Unless his photo on the dust jacket was taken a very long time ago, restaurateur and author Michael Turback likely didn’t live through this “golden age of the American nightclub,” either. Nonetheless, he writes about it with authority. He has created a reminiscence in print that evokes every black and white movie that ever gave ordinary Americans a window to the glamorous world of others with access to big city nightclubs and the bucks to enjoy them.
Movies are expected to create a mood. It’s relatively rare when the appearance of static pages in a book can do something similar. In this case, they do. Turback’s descriptions of America’s legendary nightclubs begin on sepia-toned pages with ornate borders. Recipes of drinks and dishes from these long-gone institutions appear on pages of the same tan/beige hue.
Many of the photos could be stills from movies of the ‘30s or set ups by the publicists for these clubs, but others look like they could be candid shots of actual patrons. Some of the pictures say glamour and sophistication, others just show people who might look a bit silly now--or maybe they were just normal folks having some fun. The pictures aren’t captioned and perhaps that’s for the best as they invite the reader to speculate about what might have been going on. One opposite the page introducing Billy Rose’s Diamond Horseshoe begs for explanation. The photo shows a woman doing something to the legs of what looks a group of chorus girls. She seems to be using a commercial spray painting rig. Instant tan? Mosquito repellant? Who knows?
Drink and food recipes tell us what was popular in this bygone era. A few of them survived to have at least an occasional presence on modern day menus. Many, however, are relics no one would recognize in 2018. Ingredients and method of preparing a Sazerac, a drink still popular in New Orleans are attributed to the Blue Room of that city’s Roosevelt Hotel.

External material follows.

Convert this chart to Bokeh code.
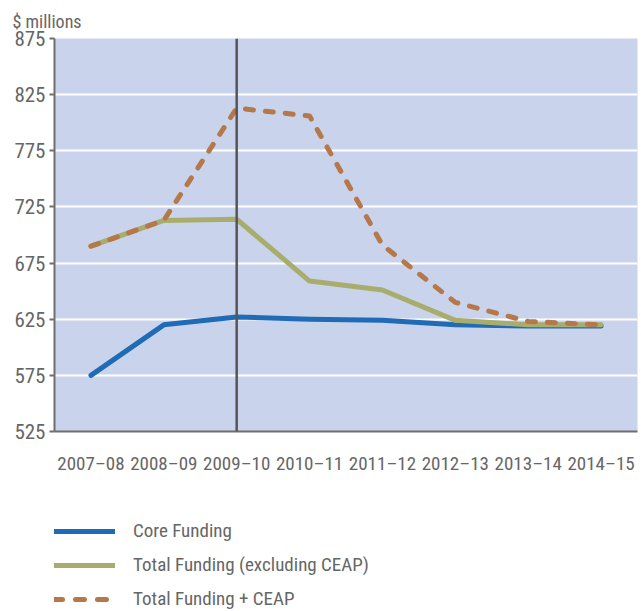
from bokeh.plotting import figure
from bokeh.layouts import column
from bokeh.models import FixedTicker, Span, Legend, LegendItem
from bokeh.embed import file_html
from bokeh.resources import INLINE

years = ["2007–08", "2008–09", "2009–10", "2010–11", "2011–12", "2012–13", "2013–14", "2014–15"]
core_funding = [575, 620, 627, 625, 624, 620, 619, 619]
total_excl_ceap = [690, 713, 714, 659, 651, 624, 620, 620]
total_plus_ceap = [690, 713, 813, 806, 691, 640, 623, 620]
y_ticks = [525, 575, 625, 675, 725, 775, 825, 875]
marker_year = "2009–10"
series_labels = ["Core Funding", "Total Funding (excluding CEAP)", "Total Funding + CEAP"]

FONT = "'Liberation Sans Narrow', 'Roboto Condensed', 'Liberation Sans', sans-serif"
TXT = "#666666"
COLORS = ["#1F6BB5", "#A8AD6D", "#B5784A"]
DASHES = ["solid", "solid", "8 12"]
SERIES = [core_funding, total_excl_ceap, total_plus_ceap]

p = figure(x_range=years, y_range=(525, 875), width=638, height=480,
           output_backend="svg", toolbar_location=None,
           min_border_left=54, min_border_right=1, min_border_top=38,
           min_border_bottom=49)
p.x_range.range_padding = 0
p.background_fill_color = "#C9D3EB"
p.border_fill_color = "white"
p.outline_line_color = None

p.title.text = "$ millions"
p.title.text_font = FONT
p.title.text_font_size = "18px"
p.title.text_font_style = "normal"
p.title.text_color = TXT
p.title.offset = -42
p.title.standoff = 10
p.title.vertical_align = "top"

p.xgrid.grid_line_color = None
p.ygrid.grid_line_color = "white"
p.ygrid.grid_line_width = 2
p.yaxis.ticker = FixedTicker(ticks=y_ticks)

for ax in (p.xaxis[0], p.yaxis[0]):
    ax.axis_line_color = "#6e6e6e"
    ax.axis_line_width = 2
    ax.major_label_text_font = FONT
    ax.major_label_text_color = TXT
    ax.minor_tick_line_color = None
p.xaxis.major_tick_line_color = None
p.xaxis.major_label_text_font_size = "19px"
p.xaxis.major_label_standoff = 14
p.yaxis.major_label_text_font_size = "21px"
p.yaxis.major_tick_line_color = "#6e6e6e"
p.yaxis.major_tick_line_width = 2
p.yaxis.major_tick_out = 5
p.yaxis.major_tick_in = 0
p.yaxis.major_label_standoff = 4

span = Span(location=years.index(marker_year) + 0.5, dimension="height",
            line_color="#555555", line_width=2.5)
p.add_layout(span)

for vals, c, d in zip(SERIES, COLORS, DASHES):
    p.line(years, vals, line_color=c, line_width=5, line_dash=d,
           line_cap="round", line_join="round")

# legend panel below the chart (its lines fall outside its own y range)
lg = figure(width=638, height=131, x_range=years, y_range=(0, 1),
            output_backend="svg", toolbar_location=None,
            min_border=0)
lg.axis.visible = False
lg.grid.visible = False
lg.outline_line_color = None
lg.background_fill_color = "white"
items = []
for lab, vals, c, d in zip(series_labels, SERIES, COLORS, DASHES):
    r = lg.line(years, vals, line_color=c, line_width=5,
                line_dash=("9 13" if d != "solid" else d),
                line_cap="round", line_join="round")
    items.append(LegendItem(label=lab, renderers=[r]))

legend = Legend(items=items, location=(-1, 1), orientation="vertical")
legend.border_line_color = None
legend.background_fill_alpha = 0
legend.label_text_font = FONT
legend.label_text_font_size = "19px"
legend.label_text_color = TXT
legend.glyph_width = 62
legend.glyph_height = 20
legend.label_height = 20
legend.spacing = 11
legend.label_standoff = 18
legend.padding = 0
legend.margin = 0
lg.add_layout(legend)

open("out.html", "w").write(file_html(column(p, lg), INLINE))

The French 75 was a mixture mostly of gin and Champagne whose name referenced an artillery piece from World War I. Apparently, it was popular at New York’s Stork Club. That same Stork Club once offered a Walter Winchell Burger. It’s doubtful that anyone born in the last half-century has heard of this New York gossip columnist or has ordered this item named in his honor. The recipe doesn’t sound bad, though. It’s ground chicken, augmented with bread crumbs, minced onion and cream. It was served with sweet potato fries, a fairly trendy item on recent menus.
Had the dish been created in a more recent year, Spaghetti Caruso might have been named Spaghetti Pavarotti. As it is, the Spaghetti Caruso popular in the 1930s and 40s at Leon and Eddie’s in New York survives on the menus of some of today’s Italian restaurants, though maybe there aren’t so many Americans who go for the chicken livers that define that dish.
In all, we found What a Swell Party It Was! aptly named and entertaining on several levels.